** WHAT TO WORK ON **
Print, word for word, the opening line of the data below and every line after it through the line that contains "line width=0.05cm, rounded", but not the pictures.

** RECORDED DATA **
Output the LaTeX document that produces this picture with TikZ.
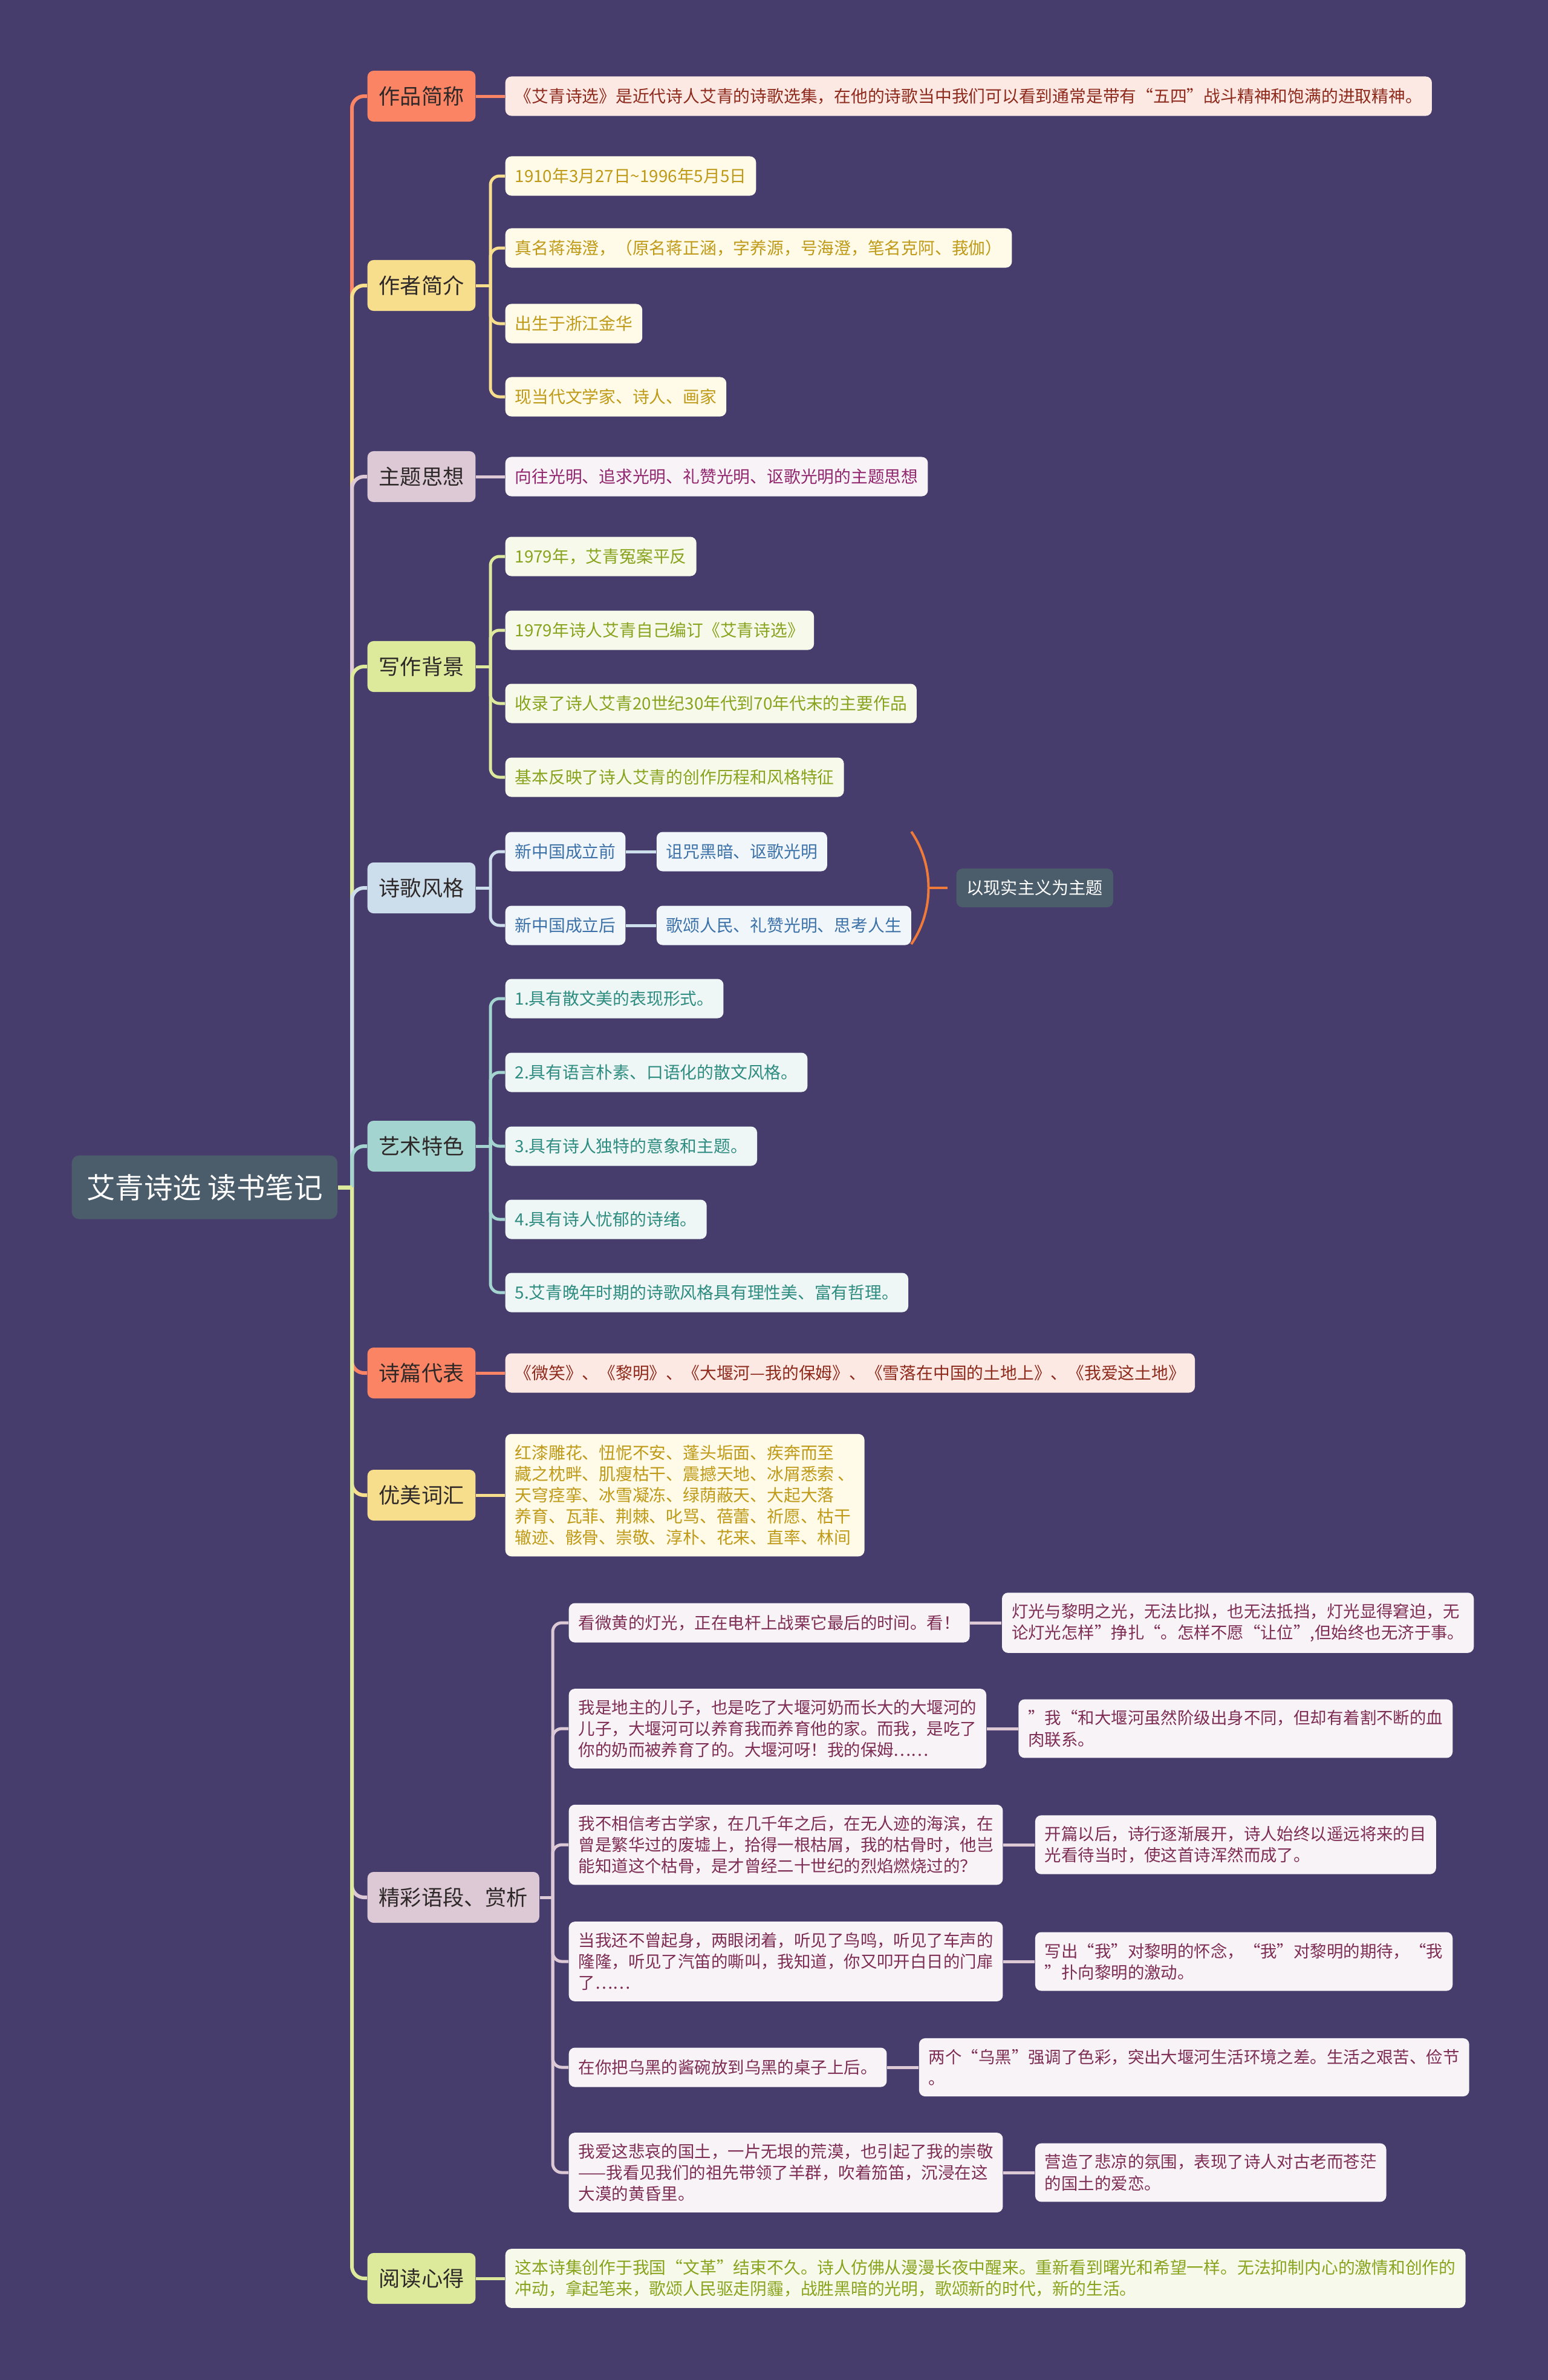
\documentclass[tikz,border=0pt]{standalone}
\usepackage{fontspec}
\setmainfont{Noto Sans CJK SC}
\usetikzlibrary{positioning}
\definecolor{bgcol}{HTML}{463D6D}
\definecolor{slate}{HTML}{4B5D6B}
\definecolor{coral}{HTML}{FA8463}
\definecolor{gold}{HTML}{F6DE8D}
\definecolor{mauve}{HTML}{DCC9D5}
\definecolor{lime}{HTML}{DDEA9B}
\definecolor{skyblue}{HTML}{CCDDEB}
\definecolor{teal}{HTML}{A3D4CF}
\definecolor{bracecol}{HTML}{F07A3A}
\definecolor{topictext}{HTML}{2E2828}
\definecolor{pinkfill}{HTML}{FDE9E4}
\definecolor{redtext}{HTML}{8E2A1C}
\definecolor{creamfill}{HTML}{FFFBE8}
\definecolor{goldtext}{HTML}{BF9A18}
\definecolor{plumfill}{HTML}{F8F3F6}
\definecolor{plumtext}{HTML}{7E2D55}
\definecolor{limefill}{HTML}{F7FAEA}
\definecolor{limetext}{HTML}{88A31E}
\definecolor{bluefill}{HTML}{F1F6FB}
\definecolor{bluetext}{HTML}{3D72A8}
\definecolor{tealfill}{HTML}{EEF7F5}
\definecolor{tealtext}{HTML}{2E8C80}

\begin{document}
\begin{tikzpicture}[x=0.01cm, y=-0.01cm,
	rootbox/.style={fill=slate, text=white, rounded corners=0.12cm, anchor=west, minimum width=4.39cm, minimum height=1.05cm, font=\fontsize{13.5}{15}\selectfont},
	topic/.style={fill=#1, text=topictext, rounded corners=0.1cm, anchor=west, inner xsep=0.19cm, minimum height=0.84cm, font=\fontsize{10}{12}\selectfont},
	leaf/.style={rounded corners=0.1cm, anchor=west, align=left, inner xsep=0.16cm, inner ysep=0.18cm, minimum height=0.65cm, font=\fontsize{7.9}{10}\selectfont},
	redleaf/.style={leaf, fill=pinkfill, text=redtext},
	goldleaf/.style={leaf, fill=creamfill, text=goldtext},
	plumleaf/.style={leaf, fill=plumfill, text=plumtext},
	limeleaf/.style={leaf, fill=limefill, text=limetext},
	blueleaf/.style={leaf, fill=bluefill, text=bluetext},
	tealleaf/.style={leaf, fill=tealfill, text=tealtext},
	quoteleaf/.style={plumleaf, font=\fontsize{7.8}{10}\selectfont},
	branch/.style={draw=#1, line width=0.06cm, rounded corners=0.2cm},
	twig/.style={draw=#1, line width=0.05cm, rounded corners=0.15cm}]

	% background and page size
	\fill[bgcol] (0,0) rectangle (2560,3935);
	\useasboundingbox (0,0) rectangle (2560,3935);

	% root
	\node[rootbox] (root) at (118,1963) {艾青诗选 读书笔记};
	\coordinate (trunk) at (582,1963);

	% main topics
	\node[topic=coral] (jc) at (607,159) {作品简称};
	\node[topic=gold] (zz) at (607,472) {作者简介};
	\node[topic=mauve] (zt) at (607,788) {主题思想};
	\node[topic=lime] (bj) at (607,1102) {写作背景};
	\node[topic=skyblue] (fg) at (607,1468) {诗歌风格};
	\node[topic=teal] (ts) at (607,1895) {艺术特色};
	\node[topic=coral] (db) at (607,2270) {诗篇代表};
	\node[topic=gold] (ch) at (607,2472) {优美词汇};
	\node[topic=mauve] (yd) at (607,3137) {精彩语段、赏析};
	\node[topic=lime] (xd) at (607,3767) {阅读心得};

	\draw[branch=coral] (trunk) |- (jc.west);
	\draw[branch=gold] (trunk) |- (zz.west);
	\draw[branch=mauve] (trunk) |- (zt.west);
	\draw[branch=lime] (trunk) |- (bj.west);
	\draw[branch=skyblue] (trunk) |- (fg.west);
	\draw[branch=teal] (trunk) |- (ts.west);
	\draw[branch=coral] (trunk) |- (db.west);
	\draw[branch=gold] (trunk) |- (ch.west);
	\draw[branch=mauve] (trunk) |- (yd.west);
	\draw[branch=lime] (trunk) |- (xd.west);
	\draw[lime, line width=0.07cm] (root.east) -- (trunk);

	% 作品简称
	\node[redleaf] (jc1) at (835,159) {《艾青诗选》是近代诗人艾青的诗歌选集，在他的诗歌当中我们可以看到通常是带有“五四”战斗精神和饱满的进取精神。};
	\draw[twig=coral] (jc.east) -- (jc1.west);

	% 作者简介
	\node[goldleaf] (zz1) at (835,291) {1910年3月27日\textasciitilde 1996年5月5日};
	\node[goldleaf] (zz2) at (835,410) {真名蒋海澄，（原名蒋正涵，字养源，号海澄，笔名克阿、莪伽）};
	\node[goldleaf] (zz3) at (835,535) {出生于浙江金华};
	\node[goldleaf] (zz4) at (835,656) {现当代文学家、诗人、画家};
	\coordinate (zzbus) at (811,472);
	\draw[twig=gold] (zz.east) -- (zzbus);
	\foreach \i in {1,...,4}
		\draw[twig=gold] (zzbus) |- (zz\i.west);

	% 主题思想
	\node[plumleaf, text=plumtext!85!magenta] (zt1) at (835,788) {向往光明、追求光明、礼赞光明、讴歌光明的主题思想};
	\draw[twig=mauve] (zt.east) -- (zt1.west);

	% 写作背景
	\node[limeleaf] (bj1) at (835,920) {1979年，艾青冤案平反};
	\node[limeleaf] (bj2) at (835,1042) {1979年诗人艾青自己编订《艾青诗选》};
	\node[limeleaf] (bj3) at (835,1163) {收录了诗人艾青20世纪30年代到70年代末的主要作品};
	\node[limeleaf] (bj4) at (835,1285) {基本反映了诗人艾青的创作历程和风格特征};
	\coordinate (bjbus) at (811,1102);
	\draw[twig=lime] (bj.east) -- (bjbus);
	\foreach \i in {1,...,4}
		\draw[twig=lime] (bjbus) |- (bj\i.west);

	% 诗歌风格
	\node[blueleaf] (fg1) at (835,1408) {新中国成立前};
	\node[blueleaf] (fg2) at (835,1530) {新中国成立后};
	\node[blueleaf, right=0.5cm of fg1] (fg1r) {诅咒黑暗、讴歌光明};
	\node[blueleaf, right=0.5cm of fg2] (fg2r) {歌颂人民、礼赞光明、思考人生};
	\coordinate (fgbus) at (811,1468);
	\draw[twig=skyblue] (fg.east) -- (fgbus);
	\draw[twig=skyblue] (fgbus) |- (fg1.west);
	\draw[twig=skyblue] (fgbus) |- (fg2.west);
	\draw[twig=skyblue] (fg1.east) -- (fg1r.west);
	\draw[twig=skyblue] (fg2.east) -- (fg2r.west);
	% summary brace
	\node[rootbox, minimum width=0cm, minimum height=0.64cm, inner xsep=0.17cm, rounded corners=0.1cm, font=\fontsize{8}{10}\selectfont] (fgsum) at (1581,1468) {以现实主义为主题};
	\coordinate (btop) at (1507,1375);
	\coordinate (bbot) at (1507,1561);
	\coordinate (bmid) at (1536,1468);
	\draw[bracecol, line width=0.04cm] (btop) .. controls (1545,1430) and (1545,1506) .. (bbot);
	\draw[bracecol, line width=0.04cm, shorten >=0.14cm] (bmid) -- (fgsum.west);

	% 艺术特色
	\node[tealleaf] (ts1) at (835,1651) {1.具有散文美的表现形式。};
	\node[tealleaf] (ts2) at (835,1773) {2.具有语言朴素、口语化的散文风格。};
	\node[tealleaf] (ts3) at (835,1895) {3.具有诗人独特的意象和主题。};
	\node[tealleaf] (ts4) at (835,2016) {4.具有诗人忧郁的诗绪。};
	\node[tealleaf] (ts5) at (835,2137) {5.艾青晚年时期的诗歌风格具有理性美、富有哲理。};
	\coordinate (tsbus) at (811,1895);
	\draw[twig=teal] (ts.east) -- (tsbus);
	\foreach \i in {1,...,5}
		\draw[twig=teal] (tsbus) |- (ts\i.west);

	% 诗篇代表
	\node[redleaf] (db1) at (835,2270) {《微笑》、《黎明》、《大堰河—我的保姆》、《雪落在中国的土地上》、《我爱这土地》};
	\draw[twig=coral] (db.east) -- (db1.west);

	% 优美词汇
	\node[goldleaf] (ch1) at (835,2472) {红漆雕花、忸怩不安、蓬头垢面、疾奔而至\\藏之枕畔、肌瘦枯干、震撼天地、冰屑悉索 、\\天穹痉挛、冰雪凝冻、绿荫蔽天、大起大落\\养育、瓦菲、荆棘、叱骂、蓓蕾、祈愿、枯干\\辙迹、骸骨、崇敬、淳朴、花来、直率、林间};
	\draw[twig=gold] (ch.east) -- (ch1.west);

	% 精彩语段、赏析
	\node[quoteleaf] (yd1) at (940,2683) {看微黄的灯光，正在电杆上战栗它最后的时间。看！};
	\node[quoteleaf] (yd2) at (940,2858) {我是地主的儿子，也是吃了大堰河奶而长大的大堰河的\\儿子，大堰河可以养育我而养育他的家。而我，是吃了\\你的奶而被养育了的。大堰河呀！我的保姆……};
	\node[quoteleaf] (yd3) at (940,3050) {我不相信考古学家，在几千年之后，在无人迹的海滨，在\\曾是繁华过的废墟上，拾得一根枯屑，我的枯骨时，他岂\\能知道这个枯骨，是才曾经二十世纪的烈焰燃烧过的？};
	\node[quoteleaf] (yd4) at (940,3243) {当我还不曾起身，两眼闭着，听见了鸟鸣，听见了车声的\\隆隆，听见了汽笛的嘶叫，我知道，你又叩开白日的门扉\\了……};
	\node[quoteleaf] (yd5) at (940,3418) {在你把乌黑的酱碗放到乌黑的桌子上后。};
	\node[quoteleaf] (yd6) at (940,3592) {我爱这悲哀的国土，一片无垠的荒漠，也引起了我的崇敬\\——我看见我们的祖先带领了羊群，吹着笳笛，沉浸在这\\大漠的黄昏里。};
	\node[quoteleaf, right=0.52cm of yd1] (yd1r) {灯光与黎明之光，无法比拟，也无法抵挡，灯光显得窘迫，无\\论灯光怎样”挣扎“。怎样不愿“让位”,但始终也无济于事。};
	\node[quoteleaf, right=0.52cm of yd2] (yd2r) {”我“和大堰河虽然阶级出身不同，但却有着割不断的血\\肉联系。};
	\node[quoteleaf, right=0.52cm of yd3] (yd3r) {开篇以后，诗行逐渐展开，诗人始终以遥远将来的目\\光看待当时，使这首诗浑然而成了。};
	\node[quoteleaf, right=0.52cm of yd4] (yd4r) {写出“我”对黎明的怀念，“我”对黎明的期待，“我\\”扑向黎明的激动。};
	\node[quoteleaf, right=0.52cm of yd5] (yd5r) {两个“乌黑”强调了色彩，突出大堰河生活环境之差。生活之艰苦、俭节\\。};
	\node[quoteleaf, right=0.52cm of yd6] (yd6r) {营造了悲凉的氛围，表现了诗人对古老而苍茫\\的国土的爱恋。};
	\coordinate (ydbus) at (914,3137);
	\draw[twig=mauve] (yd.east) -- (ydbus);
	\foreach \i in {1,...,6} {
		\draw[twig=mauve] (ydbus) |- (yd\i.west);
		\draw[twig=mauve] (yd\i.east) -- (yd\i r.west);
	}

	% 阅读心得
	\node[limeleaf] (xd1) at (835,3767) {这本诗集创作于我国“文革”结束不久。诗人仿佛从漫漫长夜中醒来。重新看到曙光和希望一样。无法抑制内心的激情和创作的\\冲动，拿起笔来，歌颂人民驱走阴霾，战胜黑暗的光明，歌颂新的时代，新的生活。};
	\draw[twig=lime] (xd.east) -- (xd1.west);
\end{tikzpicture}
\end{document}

** WRITTEN ANSWER **
Output the LaTeX document that produces this picture with TikZ.
\documentclass[tikz,border=0pt]{standalone}
\usepackage{fontspec}
\setmainfont{Noto Sans CJK SC}
\usetikzlibrary{positioning}
\definecolor{bgcol}{HTML}{463D6D}
\definecolor{slate}{HTML}{4B5D6B}
\definecolor{coral}{HTML}{FA8463}
\definecolor{gold}{HTML}{F6DE8D}
\definecolor{mauve}{HTML}{DCC9D5}
\definecolor{lime}{HTML}{DDEA9B}
\definecolor{skyblue}{HTML}{CCDDEB}
\definecolor{teal}{HTML}{A3D4CF}
\definecolor{bracecol}{HTML}{F07A3A}
\definecolor{topictext}{HTML}{2E2828}
\definecolor{pinkfill}{HTML}{FDE9E4}
\definecolor{redtext}{HTML}{8E2A1C}
\definecolor{creamfill}{HTML}{FFFBE8}
\definecolor{goldtext}{HTML}{BF9A18}
\definecolor{plumfill}{HTML}{F8F3F6}
\definecolor{plumtext}{HTML}{7E2D55}
\definecolor{limefill}{HTML}{F7FAEA}
\definecolor{limetext}{HTML}{88A31E}
\definecolor{bluefill}{HTML}{F1F6FB}
\definecolor{bluetext}{HTML}{3D72A8}
\definecolor{tealfill}{HTML}{EEF7F5}
\definecolor{tealtext}{HTML}{2E8C80}

\begin{document}
\begin{tikzpicture}[x=0.01cm, y=-0.01cm,
	rootbox/.style={fill=slate, text=white, rounded corners=0.12cm, anchor=west, minimum width=4.39cm, minimum height=1.05cm, font=\fontsize{13.5}{15}\selectfont},
	topic/.style={fill=#1, text=topictext, rounded corners=0.1cm, anchor=west, inner xsep=0.19cm, minimum height=0.84cm, font=\fontsize{10}{12}\selectfont},
	leaf/.style={rounded corners=0.1cm, anchor=west, align=left, inner xsep=0.16cm, inner ysep=0.18cm, minimum height=0.65cm, font=\fontsize{7.9}{10}\selectfont},
	redleaf/.style={leaf, fill=pinkfill, text=redtext},
	goldleaf/.style={leaf, fill=creamfill, text=goldtext},
	plumleaf/.style={leaf, fill=plumfill, text=plumtext},
	limeleaf/.style={leaf, fill=limefill, text=limetext},
	blueleaf/.style={leaf, fill=bluefill, text=bluetext},
	tealleaf/.style={leaf, fill=tealfill, text=tealtext},
	quoteleaf/.style={plumleaf, font=\fontsize{7.8}{10}\selectfont},
	branch/.style={draw=#1, line width=0.06cm, rounded corners=0.2cm},
	twig/.style={draw=#1, line width=0.05cm, rounded corners=0.15cm}]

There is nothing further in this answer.